Conheço um povo sem poligamia: o povo macua. Este povo deixou as suas raízes e apoligamou-se por influência da religião. Islamizou-se. (...) Conheço um povo de tradição poligâmica: o meu, do sul do meu país. Inspirado no papa, nos padres e nos santos, disse não à poligamia. Cristianizou-se. Jurou deixar os costumes bárbaros de casar com muitas mulheres para tornar-se monógamo ou celibatário. (...) Um dia dizem não aos costumes, sim ao cristianismo e à lei. No momento seguinte, dizem não onde disseram sim, ou sim onde disseram não.

(CHIZIANE, Paulina. Niketche. Uma história de poligamia. São Paulo: Companhia das Letras, 2004, p. 92.)

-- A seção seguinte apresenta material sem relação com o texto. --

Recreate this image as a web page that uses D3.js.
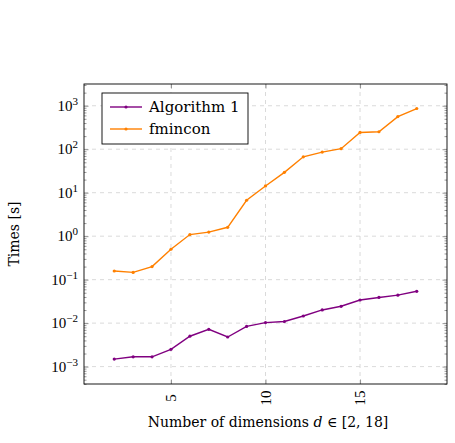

Baseando-se no excerto e na leitura da obra, é correto afirmar que

  • a

    a organização familiar é fruto da vida religiosa dos povos, cabendo assim a monogamia aos povos cristãos e a poligamia aos povos islâmicos.

  • b

    os costumes culturais no modo de organizar os arranjos familiares são colocados em xeque por novas estruturas de poder, as quais transmitem outros valores. 

  • c

    a monogamia aparece como evolução natural aos costumes supostamente bárbaros de os homens se casarem com muitas mulheres em determinadas culturas africanas. 

  • d

    o povo macua tornou-se monogâmico depois de abraçar a fé cristã trazida pelo papa e padres, o que pode ser considerado um aprimoramento social.

As diferenças culturais entre a região norte e a região sul de Moçambique são muito exploradas por Paulina Chiziane no romance Niketche: uma história de poligamia. A prática da poligamia — culturalmente associada à religião islâmica e, por exemplo, ao povo macua, que ocupa o norte do país, — é negada por esse mesmo povo em função da influência de novas estruturas de poder advindas da colonização. O mesmo ocorre no sul de Moçambique, no povoado em que a protagonista Rami foi criada, também originalmente de tradição poligâmica e que, com a influência do colonizador, tem seus costumes de organização familiar colocados em xeque, passando a negar suas tradições primeiras.